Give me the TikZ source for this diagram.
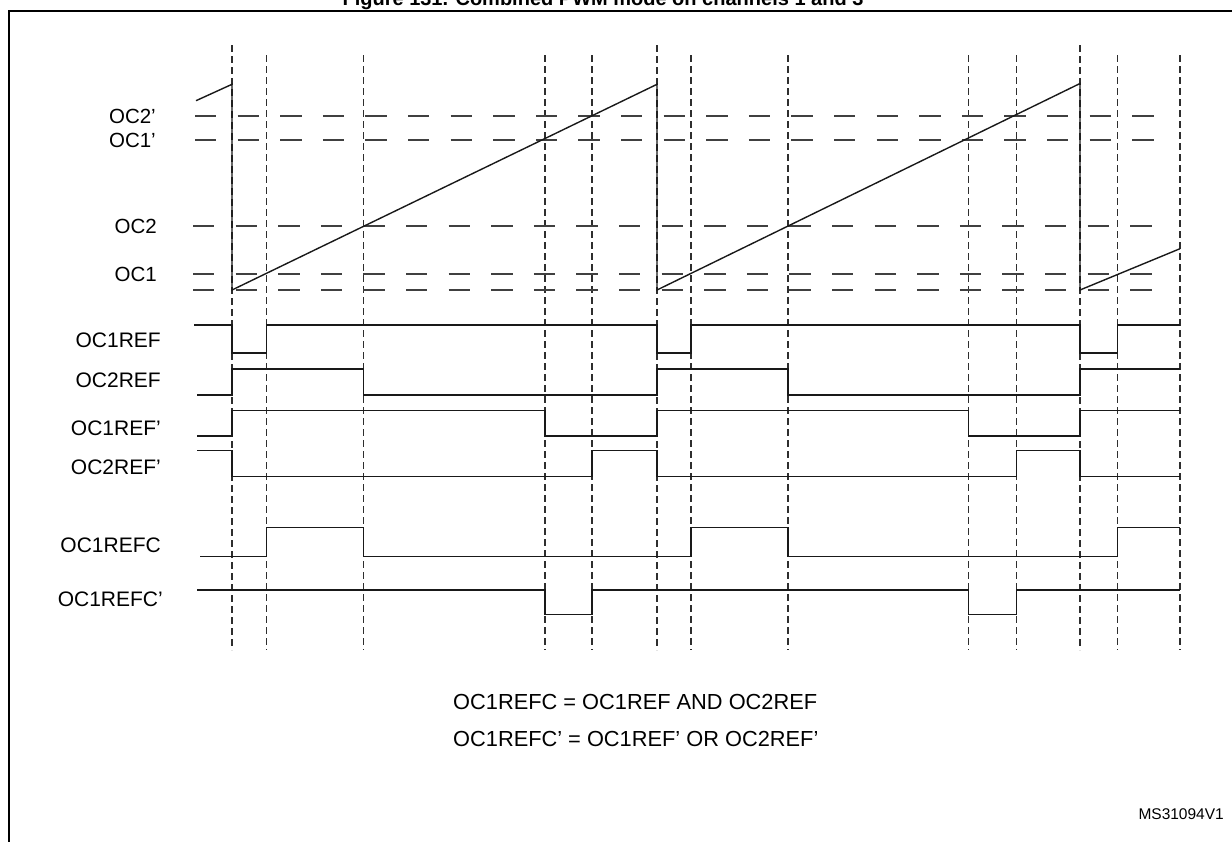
\documentclass[tikz,border=0pt]{standalone}
\usepackage{fontspec}
\setmainfont{Liberation Sans}
\definecolor{levelGray}{HTML}{404040}
\definecolor{markGray}{HTML}{2E2E2E}

\begin{document}
\begin{tikzpicture}[x=1pt, y=-1pt,
    sig/.style={line width=1.4pt, black!90},
    level/.style={line width=1.6pt, levelGray, dash pattern=on 21.3pt off 21.3pt},
    tmark/.style={line width=1.3pt, markGray, dash pattern=on 7pt off 4pt},
    lvlname/.style={anchor=east, inner sep=0pt, font=\fontsize{20.5}{24}\selectfont},
    signame/.style={anchor=east, inner sep=0pt, font=\fontsize{21}{24}\selectfont}]
    \useasboundingbox (0,0) rectangle (1232,841);
    \clip (0,0) rectangle (1232,841);

    % frame and title (cut at the top)
    \draw[line width=2.6pt] (9,850) -- (9,11) -- (1245,11);
    \node[anchor=base, inner sep=0pt, font=\bfseries\fontsize{20}{24}\selectfont] (title)
        at (603,5) {Figure 131. Combined PWM mode on channels 1 and 3};

    % time markers
    \foreach \t in {232,657,1080}
        \draw[tmark] (\t,45) -- (\t,650);
    \foreach \t in {266.5,363.5,545,592,691,788,968.5,1016.5,1117.5,1180}
        \draw[tmark] (\t,55) -- (\t,650);

    % compare levels
    \foreach \y in {116,140}
        \draw[level] (195,\y) -- (1155,\y);
    \foreach \y in {226,274,290}
        \draw[level] (193,\y) -- (1152,\y);

    \node[lvlname] (oc2p) at (156,116) {OC2’};
    \node[lvlname] (oc1p) at (156,140) {OC1’};
    \node[lvlname] (oc2) at (157,226) {OC2};
    \node[lvlname] (oc1) at (157,274) {OC1};

    % counter
    \draw[sig] (196,100.7) -- (232,84.3) -- (232,290) -- (657,84.3) -- (657,290)
        -- (1080,83.5) -- (1080,290) -- (1180,248.7);

    % reference signals
    \node[signame] (ref1) at (161,340.5) {OC1REF};
    \draw[sig] (194,325) -| (232,353) -| (266.5,325) -| (657,353) -| (691,325)
        -| (1080,353) -| (1117.5,325) -- (1180,325);

    \node[signame] (ref2) at (161,380.5) {OC2REF};
    \draw[sig] (197,395) -| (232,369) -| (363.5,395) -| (657,369) -| (788,395)
        -| (1080,369) -- (1180,369);

    \node[signame] (ref1p) at (161,428) {OC1REF’};
    \draw[sig] (197,436) -| (232,410.5) -| (545,436) -| (657,410.5) -| (968.5,436)
        -| (1080,410.5) -- (1180,410.5);

    \node[signame] (ref2p) at (161,467.5) {OC2REF’};
    \draw[sig] (197,450.5) -| (232,476.5) -| (592,450.5) -| (657,476.5) -| (1016.5,450.5)
        -| (1080,476.5) -- (1180,476.5);

    % combined signals
    \node[signame] (refc) at (161,545.5) {OC1REFC};
    \draw[sig] (200,556.5) -| (266.5,527.5) -| (363.5,556.5) -| (691,527.5) -| (788,556.5)
        -| (1117.5,527.5) -- (1180,527.5);

    \node[signame] (refcp) at (163,599) {OC1REFC’};
    \draw[sig] (197,590) -| (545,614.5) -| (592,590) -| (968.5,614.5) -| (1016.5,590)
        -- (1180,590);

    % logic
    \node[anchor=west, inner sep=0pt, font=\fontsize{21.8}{26}\selectfont] (eqand)
        at (453,702) {OC1REFC = OC1REF AND OC2REF};
    \node[anchor=west, inner sep=0pt, font=\fontsize{21.8}{26}\selectfont] (eqor)
        at (453,739) {OC1REFC’ = OC1REF’ OR OC2REF’};

    \node[anchor=east, inner sep=0pt, font=\fontsize{15.5}{18}\selectfont] (docid)
        at (1224,814) {MS31094V1};
\end{tikzpicture}
\end{document}
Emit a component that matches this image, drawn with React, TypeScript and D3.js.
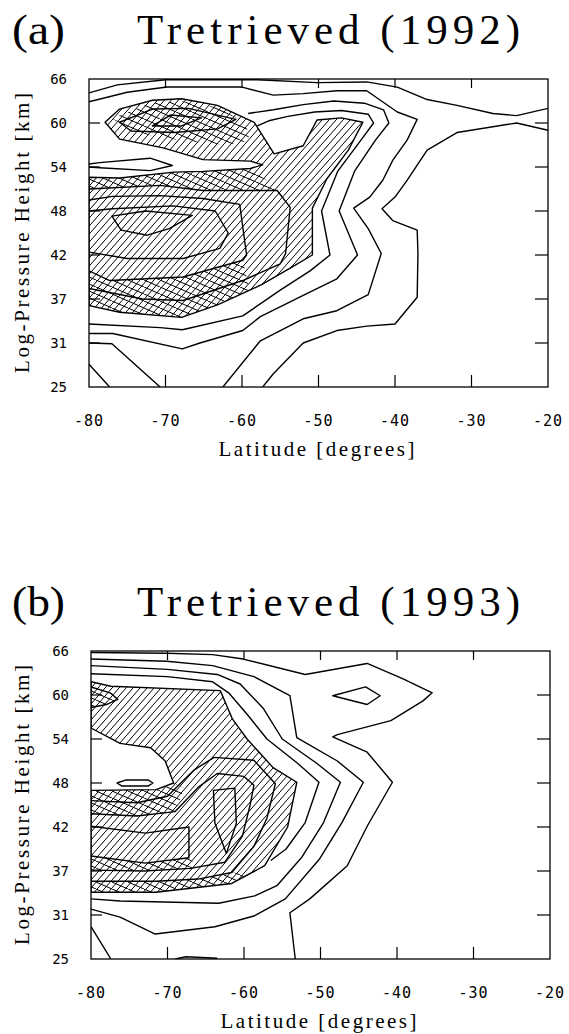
import React from "react";
import * as d3 from "d3";

type Pt = [number, number];

const LAT_TICKS = [-80, -70, -60, -50, -40, -30, -20];
const HEIGHT_TICKS = [25, 31, 37, 42, 48, 54, 60, 66];

// ---------- Panel (a) 1992 : contour lines [latitude, log-pressure height km] ----------
const a_P1: Pt[] = [[-80,64.1],[-76.3,65.2],[-70,65.9],[-58,65.9],[-50.2,65.5],[-43.7,65.6],[-39.7,64.9],[-35.8,63.2],[-31.9,62.4],[-27.2,61.3],[-24.1,61.0],[-20,62.0]];
const a_P2: Pt[] = [[-80,62.9],[-75,64.2],[-69.8,64.9],[-60,64.9],[-55.9,63.8],[-52,64.0],[-47.6,64.4],[-43.7,64.4],[-39.7,61.5],[-37.1,60.5],[-38.4,57.7],[-40.3,54.9],[-41.6,52.2],[-43.3,49.9],[-45.4,48.4],[-43.5,45.6],[-41.8,42.2],[-43.5,37.5],[-47.6,35.4],[-52,34.3],[-57.6,31.3],[-62.5,25]];
const a_R1: Pt[] = [[-20,59.0],[-24.1,60.0],[-31.9,58.7],[-35.8,56.3],[-38.4,52.2],[-40,49.9],[-41.7,48.3],[-40.3,46.7],[-37.1,45.4],[-37.0,42.2],[-37.1,37.2],[-40,33.6],[-43.7,33.3],[-47.6,32.7],[-52,31],[-55.9,26.8],[-57.3,25]];
const a_R3: Pt[] = [[-80,32.3],[-76.9,32.3],[-67.8,30.2],[-65.5,31],[-59.9,32.7],[-57.6,34.6],[-52,37.4],[-47.6,39.3],[-44.9,42],[-47.3,48],[-45.3,53.4],[-42.6,57.6],[-40.8,60],[-41.5,61.8],[-44,62.7],[-48,63],[-52,62.5],[-55.9,61.8],[-59.2,61.3]];
const a_R4: Pt[] = [[-80,33.6],[-70.7,33.1],[-67.8,32.8],[-59.9,34.7],[-55,38],[-51.1,40.2],[-48.5,42],[-49.6,48],[-47.5,53.4],[-44.5,57.6],[-42.8,60],[-43.5,61.2],[-47,61.7],[-50.5,61.5],[-54,60.9],[-56.5,60.3],[-58,59.6]];
const a_D: Pt[] = [[-80,28.1],[-77.3,25]];
const a_E: Pt[] = [[-80,31],[-77,30.9],[-70.7,25]];
const a_Lens: Pt[] = [[-80,54.4],[-78.6,54.6],[-72,55.2],[-69.1,54.2],[-72,53.5],[-78.6,53.9],[-80,54]];
const a_Ring1: Pt[] = [[-80,51],[-70.7,51.5],[-65.1,50.8],[-55.4,50.8],[-53.7,48.5],[-54.3,42.2],[-55,41],[-59.9,39.1],[-67.7,36.8],[-73,37],[-80,38.2]];
const a_Ring2: Pt[] = [[-80,49.5],[-76.9,50],[-70.7,50.1],[-65.1,49.7],[-60.3,48.9],[-59.4,42],[-59.9,41.4],[-67.7,39.5],[-77.3,39.1],[-80,40.2]];
const a_Ring3: Pt[] = [[-80,42.4],[-75,41.6],[-67.7,41.6],[-62.9,42.9],[-61.8,45],[-63.5,48],[-69,48.7],[-76.9,48.3],[-80,48]];
// closed contours
const a_Inner: Pt[] = [[-77,47.3],[-72.6,48],[-66.5,47.4],[-69.5,45.6],[-72.4,44.7],[-75.8,45.4]];
const a_TB2: Pt[] = [[-76,60.1],[-71.7,61.9],[-67,62],[-60.8,60.5],[-63.2,59.2],[-68.9,58.7],[-74.5,58.9]];
const a_TB3: Pt[] = [[-71.7,59.6],[-69.3,61.1],[-65.3,60.7],[-67.9,59.6]];
// hatched (single) region outline
const a_Hatch: Pt[] = [[-80,52.6],[-76,52.5],[-68.9,53.3],[-65.1,53.4],[-58.9,53.8],[-57.3,54.3],[-58.9,54.8],[-65.1,55.0],[-70.3,56.6],[-76,57.8],[-77.9,60.1],[-76,61.9],[-71.7,63.1],[-67.9,63.3],[-63.2,62.4],[-58.4,60.1],[-55.8,55.8],[-52,56.9],[-50.2,60.4],[-47,60.7],[-44.2,60.1],[-46.1,56.3],[-48.9,52.4],[-50.8,48.4],[-50.8,42],[-53.7,40.5],[-57.5,38.6],[-63.2,36.2],[-67.9,34.5],[-76,35.2],[-80,36.1]];
// cross-hatched regions
const a_Cross1: Pt[] = [[-77,60.6],[-72,62.7],[-67.9,63.0],[-63.2,62.1],[-59.5,60],[-59,57.6],[-62,57],[-68,57.6],[-74,58.7]];
const a_Cross2: Pt[] = [[-80,52.6],[-76,52.5],[-68.9,53.3],[-65.1,53.4],[-58.9,53.8],[-56.5,52],[-55.4,50.8],[-65.1,50.8],[-70.7,51.5],[-80,51]];
const a_Cross3: Pt[] = [[-80,36.1],[-76,35.2],[-67.9,34.5],[-63.2,36.2],[-59,38.0],[-59.9,41.4],[-67.7,39.5],[-77.3,39.1],[-80,40.2]];

// ---------- Panel (b) 1993 ----------
const b_B1: Pt[] = [[-80,65.8],[-70.1,65.7],[-64.1,65.5],[-60.1,64.9],[-52,62.8],[-43.9,64.3],[-39.2,62.2],[-35.4,60.3],[-36.6,59.2],[-40.8,56.5],[-47.8,54.6],[-48.4,54.3],[-43.9,52.2],[-40.6,48.1],[-43.9,42.1],[-46.5,37.6],[-51.4,33.2],[-54,31.3],[-53.3,25]];
const b_B2: Pt[] = [[-80,64.9],[-70.1,64.6],[-64.1,64],[-58.7,62.5],[-54,59.9],[-53.1,54.2],[-47.8,51],[-44.4,48.1],[-47.2,42.6],[-50.1,38.4],[-54.6,33.2],[-58.6,30.9],[-63.8,29.4],[-71.6,28.4],[-76.2,30.7],[-80,31.8]];
const b_B3: Pt[] = [[-80,64],[-70,63.5],[-63.5,62.8],[-60.5,61.5],[-57.5,58.2],[-55,54],[-50.5,50.7],[-47.4,48.1],[-49.6,42.6],[-52.5,38.5],[-55.7,35],[-58.6,33.6],[-63.3,32.6],[-71.9,32.8],[-76.2,32.9],[-80,33.2]];
const b_B4: Pt[] = [[-80,62.9],[-70,62.5],[-64.1,61.8],[-62,60.3],[-59.3,57],[-57,54],[-53,50.7],[-50.2,48.1],[-52,42.6],[-54.5,39.5],[-56.5,38.2]];
const b_Corner: Pt[] = [[-80,29.4],[-77.4,25]];
const b_Bottom: Pt[] = [[-69,25],[-67.6,25.3],[-63.5,25.1]];
const b_Tiny: Pt[] = [[-80,61.1],[-77.5,60.3],[-76.5,59.4],[-78,58.7],[-80,58.3]];
const b_I1: Pt[] = [[-80,45.6],[-74,45.3],[-70,46.2],[-66.5,49.8],[-63.9,51.5],[-58.7,51.1],[-55.9,47.9],[-57,43.2],[-58.7,39.8],[-61.6,36.8],[-66,35.9],[-71.5,35.6],[-80,35.6]];
const b_I2: Pt[] = [[-80,43.8],[-74,43.5],[-69,44.1],[-66,47.4],[-63.5,49.3],[-60,48.9],[-58.7,47.7],[-59.2,45],[-60.2,41],[-62.5,38],[-67,37.3],[-73,37],[-80,37.1]];
const b_I3: Pt[] = [[-80,42.1],[-72.9,41.3],[-67.2,42],[-67.2,38.5],[-72.9,37.9],[-80,38.7]];
// closed contours
const b_Diamond: Pt[] = [[-48.4,59.9],[-44.1,61.1],[-42.2,59.9],[-43.9,58.7]];
const b_Lens: Pt[] = [[-76.6,48],[-75.5,48.4],[-72.5,48.4],[-71.9,48],[-72.5,47.6],[-76,47.6]];
const b_I4: Pt[] = [[-64,47],[-61.2,47.3],[-61,42.5],[-62.3,39],[-63.8,42.5]];
// hatched region outline (outer edge, then the white pocket)
const b_Hatch: Pt[] = [[-80,61.8],[-77.4,61.2],[-63.1,60.6],[-61.5,56.7],[-59.6,54],[-56.2,50.1],[-53.1,48.1],[-54.3,42],[-57.3,37.6],[-61.6,35.3],[-71.5,34.1],[-80,34.1],[-80,47],[-71.5,47.1],[-69.2,48],[-70.3,51],[-72.2,52.8],[-76.2,53.4],[-80,55.5]];
const b_Cross1: Pt[] = [[-80,61.1],[-77.5,60.3],[-76.5,59.4],[-78,58.7],[-80,58.3]];
const b_Cross2: Pt[] = [[-80,47],[-71.5,47.1],[-69.2,48],[-67.8,47.3],[-69,44.1],[-74,43.5],[-80,43.8]];
const b_Cross3: Pt[] = [[-80,38.7],[-72.9,37.9],[-67.2,38.5],[-66,37.4],[-67,37.3],[-73,37],[-80,37.1]];
const b_Cross4: Pt[] = [[-80,34.1],[-71.5,34.1],[-61.6,35.3],[-59.5,36.6],[-61.6,36.8],[-66,35.9],[-71.5,35.6],[-80,35.6]];

interface PanelData {
  id: string;
  tag: string;
  title: string;
  x0: number;
  y0: number;
  open: Pt[][];
  closed: Pt[][];
  hatch: Pt[][];
  cross: Pt[][];
}

const PW = 459;
const PH = 308;

const panels: PanelData[] = [
  {
    id: "a", tag: "(a)", title: "Tretrieved (1992)", x0: 89, y0: 79,
    open: [a_P1, a_P2, a_R1, a_R3, a_R4, a_D, a_E, a_Lens, a_Ring1, a_Ring2, a_Ring3],
    closed: [a_Inner, a_TB2, a_TB3, a_Hatch],
    hatch: [a_Hatch],
    cross: [a_Cross1, a_Cross2, a_Cross3],
  },
  {
    id: "b", tag: "(b)", title: "Tretrieved (1993)", x0: 91, y0: 651,
    open: [b_B1, b_B2, b_B3, b_B4, b_Corner, b_Bottom, b_Tiny, b_I1, b_I2, b_I3],
    closed: [b_Diamond, b_Lens, b_I4, b_Hatch],
    hatch: [b_Hatch],
    cross: [b_Cross1, b_Cross2, b_Cross3, b_Cross4],
  },
];

const SERIF = "'Liberation Serif', 'DejaVu Serif', serif";
const MONO = "'DejaVu Sans Mono', 'Liberation Mono', monospace";

function Panel({ p }: { p: PanelData }) {
  const xs = d3.scaleLinear().domain([-80, -20]).range([p.x0, p.x0 + PW]);
  const ys = d3
    .scaleLinear()
    .domain(HEIGHT_TICKS)
    .range(HEIGHT_TICKS.map((_, i) => p.y0 + PH - (i * PH) / (HEIGHT_TICKS.length - 1)));
  const line = d3
    .line<Pt>()
    .x((d) => xs(d[0]))
    .y((d) => ys(d[1]));
  const clip = `clip-${p.id}`;
  const bottom = p.y0 + PH;
  const tl = 11;
  return (
    <g>
      <clipPath id={clip}>
        <rect x={p.x0} y={p.y0} width={PW} height={PH} />
      </clipPath>
      <text x={12} y={p.y0 - 35} fontFamily={SERIF} fontSize={43} textLength={53} lengthAdjust="spacingAndGlyphs">
        {p.tag}
      </text>
      <text x={137} y={p.y0 - 35} fontFamily={SERIF} fontSize={43} textLength={383} lengthAdjust="spacing">
        {p.title}
      </text>
      <g clipPath={`url(#${clip})`}>
        {p.hatch.map((h, i) => (
          <path key={"h" + i} d={line(h) + "Z"} fill="url(#hatch1)" stroke="none" />
        ))}
        {p.cross.map((h, i) => (
          <path key={"c" + i} d={line(h) + "Z"} fill="url(#hatch2)" stroke="none" />
        ))}
        {p.open.map((l, i) => (
          <path key={"o" + i} d={line(l) || ""} fill="none" stroke="#000" strokeWidth={1.4} strokeLinejoin="round" />
        ))}
        {p.closed.map((l, i) => (
          <path key={"k" + i} d={line(l) + "Z"} fill="none" stroke="#000" strokeWidth={1.4} strokeLinejoin="round" />
        ))}
      </g>
      <rect x={p.x0} y={p.y0} width={PW} height={PH} fill="none" stroke="#000" strokeWidth={1.3} />
      {LAT_TICKS.slice(1, -1).map((t) => (
        <g key={"xt" + t}>
          <line x1={xs(t)} x2={xs(t)} y1={bottom} y2={bottom - tl - 1} stroke="#000" strokeWidth={1.2} />
          <line x1={xs(t)} x2={xs(t)} y1={p.y0} y2={p.y0 + tl - 2} stroke="#000" strokeWidth={1.2} />
        </g>
      ))}
      {HEIGHT_TICKS.slice(1, -1).map((t) => (
        <g key={"yt" + t}>
          <line x1={p.x0} x2={p.x0 + tl} y1={ys(t)} y2={ys(t)} stroke="#000" strokeWidth={1.2} />
          <line x1={p.x0 + PW} x2={p.x0 + PW - tl - 2} y1={ys(t)} y2={ys(t)} stroke="#000" strokeWidth={1.2} />
        </g>
      ))}
      {LAT_TICKS.map((t) => (
        <text key={"xl" + t} x={xs(t)} y={bottom + 39} textAnchor="middle" fontFamily={MONO} fontSize={15} letterSpacing={1}>
          {t}
        </text>
      ))}
      {HEIGHT_TICKS.map((t) => (
        <text key={"yl" + t} x={p.x0 - 22} y={ys(t) + 5} textAnchor="end" fontFamily={MONO} fontSize={14}>
          {t}
        </text>
      ))}
      <text
        x={p.x0 + PW / 2 - 2}
        y={bottom + 69}
        textAnchor="middle"
        fontFamily={SERIF}
        fontSize={21}
        textLength={196}
        lengthAdjust="spacing"
      >
        Latitude [degrees]
      </text>
      <text
        transform={`translate(29,${p.y0 + PH / 2}) rotate(-90)`}
        textAnchor="middle"
        fontFamily={SERIF}
        fontSize={21}
        textLength={280}
        lengthAdjust="spacing"
      >
        Log-Pressure Height [km]
      </text>
    </g>
  );
}

export default function App() {
  return (
    <svg width={569} height={1034} viewBox="0 0 569 1034" style={{ display: "block", position: "absolute", left: 0, top: 0, background: "#fff" }}>
      <defs>
        <pattern id="hatch1" patternUnits="userSpaceOnUse" x={0} y={0} width={7} height={8}>
          <path d="M-1,9.14 L8,-1.14" stroke="#000" strokeWidth={1} fill="none" />
        </pattern>
        <pattern id="hatch2" patternUnits="userSpaceOnUse" x={0} y={0} width={16} height={7}>
          <path d="M-2,-0.875 L18,7.875" stroke="#000" strokeWidth={1} fill="none" />
        </pattern>
      </defs>
      <rect x={0} y={0} width={569} height={1034} fill="#fff" />
      {panels.map((p) => (
        <Panel key={p.id} p={p} />
      ))}
    </svg>
  );
}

────────

### Work instructions
Retype the lines above exactly as they appear, from the line containing "Emit a component" through the line containing "const HEIGHT_TICKS = [25, 31, 37, 42, 48, 54, 60, 66];", and leave out any pictures.

### Reply to the exercise
Emit a component that matches this image, drawn with React, TypeScript and D3.js.
import React from "react";
import * as d3 from "d3";

type Pt = [number, number];

const LAT_TICKS = [-80, -70, -60, -50, -40, -30, -20];
const HEIGHT_TICKS = [25, 31, 37, 42, 48, 54, 60, 66];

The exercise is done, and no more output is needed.